Indeed, Australia’s diplomats might reflect on Evans’ journey to success and perhaps find some lessons that could well apply to the UNSC race. His is a 20 year journey that encompasses past defeats overcome by strategic purpose, focus and persistence; underpinned by an expert team and sustained by a broad-based public network of support. Furthermore, while the Tour de France itself is a contest surrounded by mesmerizing marketing and hype, it clear from watching each painstaking day that image alone while necessary for such a competition, will not deliver success. The Tour de France is by its nature a contest that is fought on the consistent performance, skill and resilience of its competitors. Lastly, for Evans the win in France signals a career peak, but hopefully not the end of the road.
Australia last occupied a place on the UNSC in 1985-86. Withdrawing from a campaign in 2003, its most recent complete campaign experience took place in 1996. That campaign, very much based in traditional diplomatic practice, ended in bitter disappointment as diplomatic pledges of support for the Australian bid simply dissipated through the secret ballot process. Fifteen years on and many diplomats still consider the UNSC campaign to be one that rests exclusively within the domain of their profession, to be guarded closely from outside input or influence. However, the recent experiences of others including Ireland’s election to the UNSC in 2000 and Canada’s defeat in 2010, suggest otherwise. Election to the UNSC guided by Article 23(1) of the UN Charter turns upon the dual notions of international reputation and image, the very currencies of soft power, and as such is connected to the influences, interests and expectations of a wider international public. Indeed, as with most foreign policy goals, success in the UNSC depends on the ability of a state to influence its external environment in order to secure support for its international reputation, interests and values. That is the essence of public diplomacy.
For nations like Australia, consistent policy delivery, both in the international and domestic arenas sits inevitably at the core of its reputation, and its campaign. Strong policy is a fundamental platform from which a nation’s reputation is communicated and understood. Nothing speaks more clearly to the identity, values and intent of a nation that its actions and performance in this space. Australia’s efforts early in the campaign on climate change through the signing of the Kyoto Protocol, improving Indigenous outcomes through the national apology, and commitment to the Millennium Development Goals by bringing its projected development assistance contributions to 0.5% of Gross National Income (GNI) by 2015 have all reflected well upon Australia’s international standing.
More recent efforts to deliver a price on carbon, secure animal welfare outcomes in live cattle trade and build a regional solution to people smuggling and refugee processing have not been as easy to resolve, and may continue to attract criticism. These issues will continue to test the policy development, engagement and advocacy skills of the current government, and will be watched in the context of the candidacy. Looking to key challenges ahead, Australia’s response to Palestine’s forthcoming bid to upgrade its status at the UN, both through formal diplomatic channels, but also through wider public (domestic and international) networks will also form part of the broad policy narrative of this UNSC candidate.

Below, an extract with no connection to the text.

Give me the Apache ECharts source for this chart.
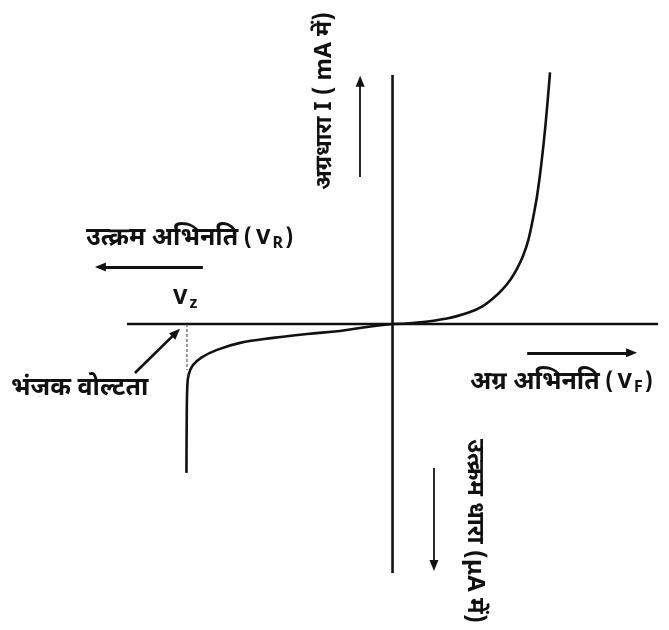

These are issues of intense domestic and regional interest to which public audiences both international and domestic are deeply connected and on which they will have input and wield influence. So, eyes on the road for there may be bumps, difficult climbs and lonely stretches ahead. Practitioners who fail to acknowledge the relevance of public diplomacy initiatives that capture and harness wider public interests, underestimate the nature of the campaign, but also the soft power opportunities and benefits that might be realized on the campaign road and beyond.